The message continued with this simple but intriguing line: "The purpose of the deprogramming process" – and underneath that was a byline. This was not just any byline, mind you. It was…are you ready for this?...Archangel Metatron himself. The "deprogramming" blurb contained a link, presumably to an article written by Metatron just for me, but, regrettably, the link didn’t work.

There was, however, some information in the body of the email about the energy-block problem, and what could be done about it.

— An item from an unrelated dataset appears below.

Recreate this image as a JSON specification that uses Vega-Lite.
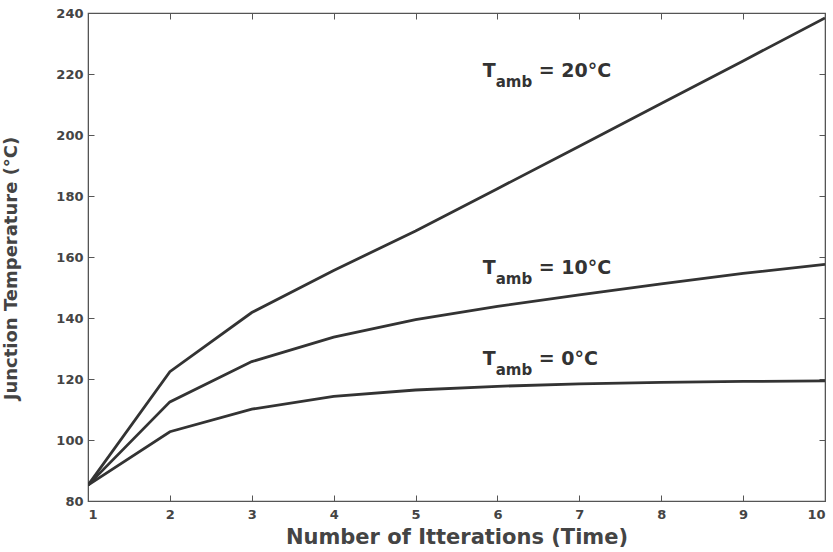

These acquired blockages have occurred in lifetimes where their experiences have been such that they reacted quite negatively to the experience and energetically it sets up a blip of sorts in their energetic field and as more and more of these are acquired it is impossible for them to know who they are in regards to Source. This de-programming process removes all of these blips from the energetic field and allows an opening that they may access to reassess the way that they react to a certain stimulus in their environment and their experiential process. They are able to have a more complete viewpoint and align themselves more fully with a picture of more complete Love for themselves as well as any they are interacting with or in relationship with…It is through this de-programming process that these blockages and blips are removed . And you are then able to access your free will and not be in a state of re-action. So this is the wonderment of the de-programming process.

There was little if anything about what this "deprogramming process" actually was, other than some stuff about an "initiation" involving some "rods." At first I wondered if I should be calling Amnesty International about these people, but then I settled down a bit and realized the activities are probably pretty benign, at least when occurring among consenting adults. I think there are whole web sites devoted to that kind of stuff. (Old joke: "Why do you love that sadist?" "Beats me!")

But back to the energy blocks. Apparently Archangel Metatron wasn’t the only party responsible for this missive, judging from the headline of the message, which read, in all caps, "PROCESS DONE BY ST.GERMAIN AND HIS VIOLET FLAME, FACILITATED BY JACKY P. ROY." And at the very end, after the contact information, was this line, "Channelled (sic) by Joan Walker."

Talk about a group effort. I almost thought I was watching the credits for a movie, except without the gaffers, best boys, hired escorts and the caterer’s cousin.

I gotta tell you that it sure was good to see my old pal Saint Germain (see my August 4 post) and his she-male consort, Violet Flame, whom I first met at a gay bar many years ago. But it was the mention of Metatron that really perked up my energy fields. Matter of fact, speaking of movies, it was in the movies that I first learned about Metatron. I refer, of course, to one of my favorite religious flicks of all times***, and very possibly one of your favorites too, Kevin Smith’s Dogma (1999).

Metatron was skillfully and reverently portrayed in this film by the great Alan Rickman, some time after he hired Tom Selleck to knock off some abos Down Under, and a bit before he was Harry Potter’s nemesis. In the movie, Metatron appears one night in the bedroom of Bethany, played charmingly by Linda Fiorentino. Like me, Bethany had never heard of Metatron before this movie, a point that our grumpy angel spends more than a few moments grousing about. The truth – at least as told in Dogma, and I have no reason to dispute its veracity – is that Metatron is one of the unsung heroes of Angeldom. He’s kind of like God’s stunt double, or as he explains to Bethany, "Any documented occasion where some yahoo claims God has spoken to them, they're speaking of me. Or they're talking to themselves."

When Bethany asks the logical question of why God doesn’t speak for himself, Metatron answers: "Were you to hear God's true voice, your mind would cave in and your heart would explode inside your chest. We went through five Adams before we figured that one out."

My first thought upon watching this scene was that Yoko Ono should have hired Metatron as a singing double. My second thought was, I have to find out more about this Metatron guy. But then I got distracted with other matters of consequence, and years went by. Metatron became Professor Snape. Bethany fought aliens with Will. The world, as Stephen King said in his Dark Tower series, had moved on.

And yet here now is Metatron again, knocking at my electronic door. Could it be mere coincidence that I was having such deep thoughts about him only seven years ago (of course, the number seven is infused with meaning in and of itself), and now I have received this powerful message from him and his buddies? Maybe my thoughts really do create my reality.

So I am thinking, now, of a winning lottery ticket in my hands. Or at least of a day when I can get on an airplane again with my cocoa butter and my bottle of Canadian spring water. This time around, I hope I don’t have to wait seven friggin’ years****. Maybe if I let Metatron, Germain, Violet et al. clear my energy blocks, I’ll see faster results. But I would ask them to please spare the rod. I can't stand pain.


*** Besides Monty Python’s Life Of Brian

**** I apologize/apologise if anyone was offended by the word "friggin’."